3.    Why arbitrarily the cutoff was set to 1 or 3 CTC? Why not higher?

4.    How clinically useful really is isolation of CTC based on EpCAM antigens exclusively, if the authors note shortcomings due to EMT and other factors causing EpCAM to significantly decrease? What other marker could be useful?

5.    In light of authors discussion on EpCAM downregulation on CTC surface, either due to treatment or EMT, I suggest change the wording from CTC negative to CTC “not detected.”

6.    Was viability of CTCs assessed in patients undergoing different treatments?

7.    There is a real abundance of KM curves in the manuscript and same data in tables. I propose being more selective in presenting these in the main manuscript.

8.    Figure captions for KM: please provide sample size.

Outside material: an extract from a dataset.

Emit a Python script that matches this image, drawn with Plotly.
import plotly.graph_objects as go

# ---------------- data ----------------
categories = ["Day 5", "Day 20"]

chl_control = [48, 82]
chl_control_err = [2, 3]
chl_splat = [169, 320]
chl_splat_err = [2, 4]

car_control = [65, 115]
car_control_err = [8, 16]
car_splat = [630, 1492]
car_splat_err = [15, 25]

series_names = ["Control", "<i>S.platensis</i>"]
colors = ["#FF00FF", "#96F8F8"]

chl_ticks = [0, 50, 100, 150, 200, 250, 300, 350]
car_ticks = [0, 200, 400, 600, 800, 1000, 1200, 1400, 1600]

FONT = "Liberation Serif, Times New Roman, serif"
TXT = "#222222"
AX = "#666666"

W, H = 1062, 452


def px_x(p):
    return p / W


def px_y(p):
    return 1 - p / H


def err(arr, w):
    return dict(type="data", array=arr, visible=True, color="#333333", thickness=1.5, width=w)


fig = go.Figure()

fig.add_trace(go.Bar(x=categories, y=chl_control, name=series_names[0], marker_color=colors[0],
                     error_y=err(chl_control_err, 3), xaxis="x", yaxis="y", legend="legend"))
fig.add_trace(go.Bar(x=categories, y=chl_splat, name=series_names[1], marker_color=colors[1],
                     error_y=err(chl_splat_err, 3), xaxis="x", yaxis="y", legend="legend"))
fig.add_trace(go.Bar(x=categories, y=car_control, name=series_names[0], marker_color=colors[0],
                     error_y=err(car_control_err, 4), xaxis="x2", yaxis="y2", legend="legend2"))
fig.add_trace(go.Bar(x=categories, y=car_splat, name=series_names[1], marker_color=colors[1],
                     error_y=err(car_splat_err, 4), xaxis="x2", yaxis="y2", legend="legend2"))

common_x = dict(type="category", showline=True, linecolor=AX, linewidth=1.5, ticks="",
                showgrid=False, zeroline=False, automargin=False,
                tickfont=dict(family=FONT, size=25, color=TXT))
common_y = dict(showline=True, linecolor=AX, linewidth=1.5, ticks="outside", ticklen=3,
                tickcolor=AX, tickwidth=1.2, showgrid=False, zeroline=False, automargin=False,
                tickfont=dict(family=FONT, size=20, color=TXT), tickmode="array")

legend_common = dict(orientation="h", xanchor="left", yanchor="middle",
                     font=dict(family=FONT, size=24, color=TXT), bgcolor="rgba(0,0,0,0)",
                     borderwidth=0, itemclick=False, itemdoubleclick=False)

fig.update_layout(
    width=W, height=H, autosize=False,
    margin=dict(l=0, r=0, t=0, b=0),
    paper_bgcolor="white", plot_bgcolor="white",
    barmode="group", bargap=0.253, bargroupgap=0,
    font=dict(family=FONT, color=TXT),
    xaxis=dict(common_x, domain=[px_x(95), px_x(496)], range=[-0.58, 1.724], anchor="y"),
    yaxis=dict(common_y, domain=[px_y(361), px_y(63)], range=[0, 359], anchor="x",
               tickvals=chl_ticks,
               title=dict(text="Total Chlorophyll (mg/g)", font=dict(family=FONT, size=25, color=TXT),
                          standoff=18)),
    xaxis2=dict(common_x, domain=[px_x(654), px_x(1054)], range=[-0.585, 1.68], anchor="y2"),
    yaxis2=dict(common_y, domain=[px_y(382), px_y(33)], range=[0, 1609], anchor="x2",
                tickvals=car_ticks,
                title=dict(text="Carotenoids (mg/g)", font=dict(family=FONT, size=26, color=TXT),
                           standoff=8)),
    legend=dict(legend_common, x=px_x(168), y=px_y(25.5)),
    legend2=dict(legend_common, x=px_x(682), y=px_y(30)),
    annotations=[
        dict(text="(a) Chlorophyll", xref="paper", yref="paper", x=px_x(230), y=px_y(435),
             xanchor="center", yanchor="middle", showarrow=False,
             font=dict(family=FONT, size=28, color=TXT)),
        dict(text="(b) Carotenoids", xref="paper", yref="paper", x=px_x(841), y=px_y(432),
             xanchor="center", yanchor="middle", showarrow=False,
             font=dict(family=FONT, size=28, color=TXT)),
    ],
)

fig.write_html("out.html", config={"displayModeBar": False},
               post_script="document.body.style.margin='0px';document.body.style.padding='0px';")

9.    In the discussion, the authors use LCC and RCC but acronym is not explained. Reviewer assumes these refer to the left colon cancer and right colon cancer, but it is not consistent with the text in Table (i.e., left side cancer, right side cancer). Please clarify and edit.

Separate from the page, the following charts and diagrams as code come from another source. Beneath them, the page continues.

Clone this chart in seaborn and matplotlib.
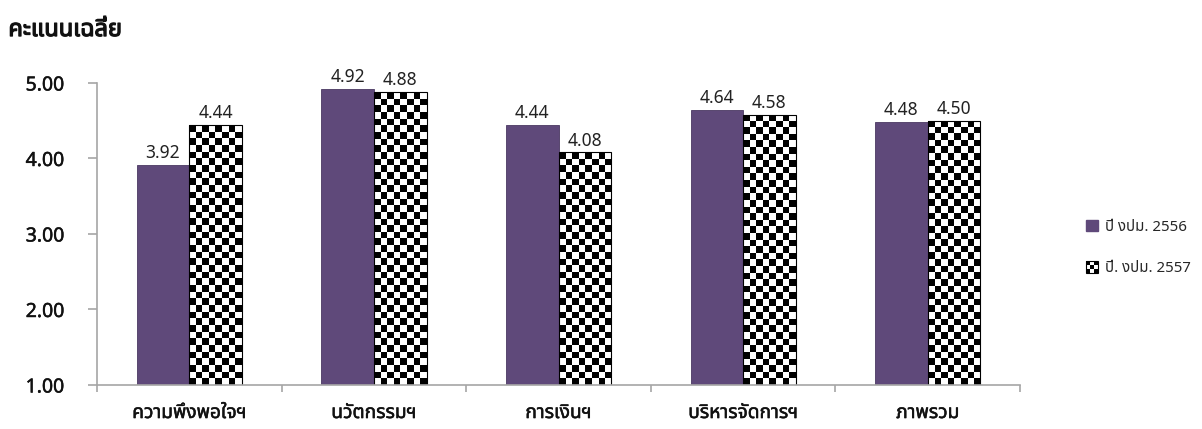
import numpy as np
import pandas as pd
import matplotlib
matplotlib.use("Agg")
import matplotlib.pyplot as plt
import matplotlib.patheffects as pe
import seaborn as sns
from matplotlib import font_manager
from matplotlib.ft2font import FT2Font
from matplotlib.patches import Rectangle, Patch
from matplotlib.legend_handler import HandlerBase

categories = ['ความพึงพอใจฯ', 'นวัตกรรมฯ', 'การเงินฯ', 'บริหารจัดการฯ', 'ภาพรวม']
years = ['ปี งปม. 2556', 'ปี. งปม. 2557']
scores_2556 = [3.92, 4.92, 4.44, 4.64, 4.48]
scores_2557 = [4.44, 4.88, 4.08, 4.58, 4.50]
yticks = [1.00, 2.00, 3.00, 4.00, 5.00]

purple = '#5F497A'


def find_thai_font():
    # look for any installed font that has Thai glyphs
    found = []
    for f in font_manager.fontManager.ttflist:
        try:
            cmap = FT2Font(f.fname).get_charmap()
        except Exception:
            continue
        if 0x0E04 in cmap and 0x0E27 in cmap:
            found.append(f.name)
    for pref in ['Tahoma', 'Noto Sans Thai', 'Noto Sans Thai UI', 'Loma', 'Garuda', 'Sarabun', 'Kinnari']:
        if pref in found:
            return pref
    return found[0] if found else None


class CheckerHandler(HandlerBase):
    def create_artists(self, legend, orig_handle, xdescent, ydescent, width, height, fontsize, trans):
        n = 3
        arts = [Rectangle((-xdescent, -ydescent), width, height, facecolor='white',
                          edgecolor='black', lw=0.8, transform=trans)]
        cw, ch = width / n, height / n
        for i in range(n):
            for j in range(n):
                if (i + j) % 2 == 0:
                    arts.append(Rectangle((-xdescent + i * cw, -ydescent + j * ch), cw, ch,
                                          facecolor='black', edgecolor='none', transform=trans))
        return arts


def main():
    sns.set_style('white')
    thai = find_thai_font()
    fams = [thai, 'DejaVu Sans'] if thai else ['DejaVu Sans']
    plt.rcParams['font.family'] = fams

    df = pd.DataFrame({
        'category': categories * 2,
        'year': [years[0]] * len(categories) + [years[1]] * len(categories),
        'score': scores_2556 + scores_2557,
    })

    fig = plt.figure(figsize=(12.02, 4.29), dpi=100)
    ax = fig.add_axes([0.0807, 0.1026, 0.7679, 0.7040])

    sns.barplot(data=df, x='category', y='score', hue='year', hue_order=years,
                palette={years[0]: purple, years[1]: 'white'}, saturation=1,
                width=0.57, errorbar=None, legend=False, ax=ax)

    ax.set_xlim(-0.5, len(categories) - 0.5)
    ax.set_ylim(yticks[0], yticks[-1])

    for bar in ax.containers[0]:
        bar.set_edgecolor('#4a3862')
        bar.set_linewidth(0.6)

    # checkerboard fill for the second series
    cell_y = 0.088
    for bar in ax.containers[1]:
        x0 = bar.get_x()
        w = bar.get_width()
        y0 = max(bar.get_y(), ax.get_ylim()[0])
        y1 = bar.get_y() + bar.get_height()
        nx = 8
        ny = max(1, int(round((y1 - y0) / cell_y)))
        img = (np.indices((ny, nx)).sum(axis=0) % 2).astype(float)
        im = ax.imshow(img, cmap='gray', extent=[x0, x0 + w, y0, y1], aspect='auto',
                       interpolation='nearest', zorder=bar.get_zorder() - 0.01)
        im.set_clip_path(bar)
        bar.set_facecolor('none')
        bar.set_edgecolor('black')
        bar.set_linewidth(0.8)

    ax.set_xlim(-0.5, len(categories) - 0.5)
    ax.set_ylim(yticks[0], yticks[-1])

    for cont in ax.containers:
        ax.bar_label(cont, fmt='%.2f', padding=2, fontsize=12.5, color='#222222')

    sns.despine(ax=ax, top=True, right=True)
    for side in ['left', 'bottom']:
        ax.spines[side].set_color('#a6a6a6')
        ax.spines[side].set_linewidth(1.2)

    # Tahoma-ish slightly heavier strokes
    heavy = [pe.withStroke(linewidth=0.35, foreground='#111111')]

    ax.set_yticks(yticks)
    ax.set_yticklabels(['%.2f' % v for v in yticks], fontsize=14, color='#111111')
    ax.tick_params(axis='y', left=True, length=6.5, width=1.2, color='#a6a6a6', pad=17)

    ax.set_xticks(range(len(categories)))
    ax.set_xticklabels(categories, fontsize=13.8, color='#111111')
    ax.set_xticks(np.arange(-0.5, len(categories)), minor=True)
    ax.tick_params(axis='x', which='major', length=0, pad=13)
    ax.tick_params(axis='x', which='minor', bottom=True, length=5, width=1.2, color='#a6a6a6')
    ax.set_xlabel('')
    ax.set_ylabel('')
    for lab in ax.get_xticklabels() + ax.get_yticklabels():
        lab.set_path_effects(heavy)

    fig.text(0.007, 0.93, 'คะแนนเฉลี่ย', fontsize=17, fontweight='bold', va='center', ha='left',
             color='#111111', path_effects=[pe.withStroke(linewidth=0.9, foreground='#111111')])

    handles = [Patch(facecolor=purple, edgecolor=purple), Patch(facecolor='white')]
    fig.legend(handles, years, loc='center left', bbox_to_anchor=(0.897, 0.422),
               frameon=False, fontsize=10.8, handlelength=0.8, handleheight=0.8,
               handletextpad=0.5, labelspacing=1.75, borderpad=0,
               handler_map={handles[1]: CheckerHandler()})

    fig.savefig('out.png', dpi=100)


if __name__ == "__main__":
    main()
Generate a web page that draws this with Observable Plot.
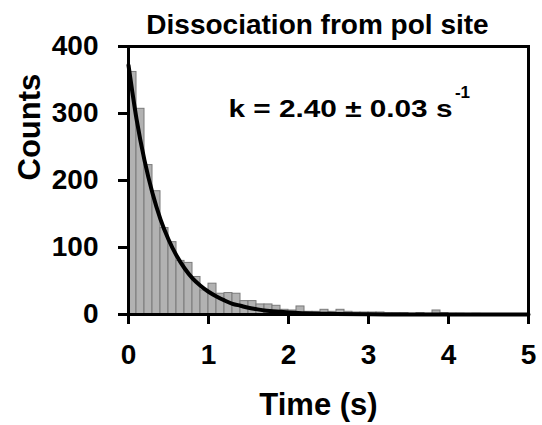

Page3, lines 103 - 106 contain wording that appears verbatim in line 123-127. Remove one.

Author Response

Please see the attachment.

Author Response File: Author Response.pdf

Reviewer 2 Report

This manuscript is about a study of prognosis of metastatic colorectal cancer through enumeration of circulating tumor cells (CTCs) from the patients peripheral blood samples. This is a very important research topic and very useful for guiding a clinical practice by the cancer liquid biopsy. Although there are many reports about analysis of CTCs for monitoring the progression of the tumor and evaluation of the clinical treatment, more clinical research data about the correlation of the CTCs numbers in the blood sample and Progression-free-survival (PFS) and overall survival are still necessary for knowing the prognostic role of CTCs, especially using FDA cleared Cell Search system. Despite colorful techniques for capturing and identifying CTCs from clinical blood samples, a reliable relation between the CTCs number and carcinoma status is hard to be judged. So, this study was well-designed and manuscript has been well-organized.  In this  retrospective study, the dynamic change of the number of CTCs before and after treatment as baseline and ongoing status of more than 200 mCRC patients may provide more reasonable predictive value for investigating the patients clinical staging and survival.  The experiment results upon a cohort of patients exhibited an obviously informative potential of enumeration of single CTCs as a biomarker to predict the PFS and OS of patients. However, some concerns havent been reached due to the restriction of the EpCAM mediated cancer cells targeting strategy, and lack of adequate gene sequencing information of the RAS mutation, which can be further studied in future.

There are some typos or format errors in this manuscript, the authors need to modify them carefully. Such as: be line with should be be in line with; the first character of the word “Bevacizumab” should be consistent in the format of upper or lower letter in the context.

Author Response

Please see the attachment.

Author Response File: Author Response.pdf

Round 2

Reviewer 1 Report

Accept for publication with one small edit.

Please include the answer to my first question (related to controls, i.e., CTCs detected in healthy donors) into the manuscript. I do not believe I found that in the edited manuscript.

The performance of the system is extensively described in 2004 by Allard et al. (2004)[12]. Prevalence of CTC was determined in blood from healthy donors. The control population contained practically no CTC (average=XXX, range =XXX, n=XXX) in 7.5 mL.

Author Response

Thank you for your further suggestion. We added in the manuscript the answer to your first question (written in red), with the numerical details, as requested.

We hope that the revised version of the manuscript  satisfies the requirements for pubblication.